• Kyodo


A panel involving central government, Okinawa and U.S. military officials plans to inspect the education programs for U.S. Marines in the prefecture as part of efforts to curb crimes and accidents involving off-duty U.S. service members.

The panel, launched Tuesday, will soon begin examining the programs, including the “good neighbor” doctrine, covering marines stationed in the prefecture.

Its secretariat will be in the Foreign Ministry’s office in Naha. It plans to meet twice a month to discuss measures to prevent crimes and traffic accidents involving off-duty U.S. service members.

Panel members will trade opinions on how the programs can be effectively enforced and how to prevent minors in the U.S. military from drinking.

They will also discuss whether U.S. service members can be banned from drinking after midnight.

The panel was set up as a task force under a consultative body of the central government, the prefecture and U.S. forces. Its launch follows a series of crimes and traffic accidents involving U.S. military personnel in Okinawa.
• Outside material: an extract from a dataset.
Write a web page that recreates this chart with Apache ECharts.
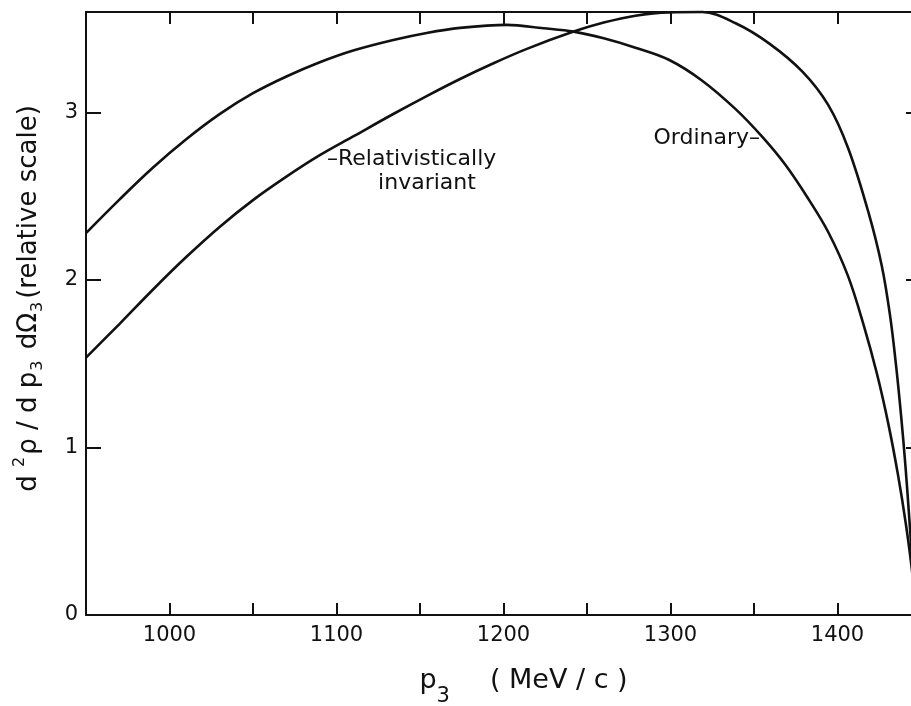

A marine was arrested for molesting a junior high school girl in the city of Okinawa on July 3. In September, he was court-martialed and sentenced to two years in prison.

The incident was followed by a series of local traffic accidents involving drunken U.S. servicemen.

In September, the central government, the Okinawa Prefectural Government and the U.S. military decided to come up with measures to curb such incidents.

Defense IT parley

U.S. Assistant Secretary of Defense Arthur Money will meet defense chief Kazuo Torashima in Tokyo today to discuss cooperation in developing information technology for defense, the Defense Agency said.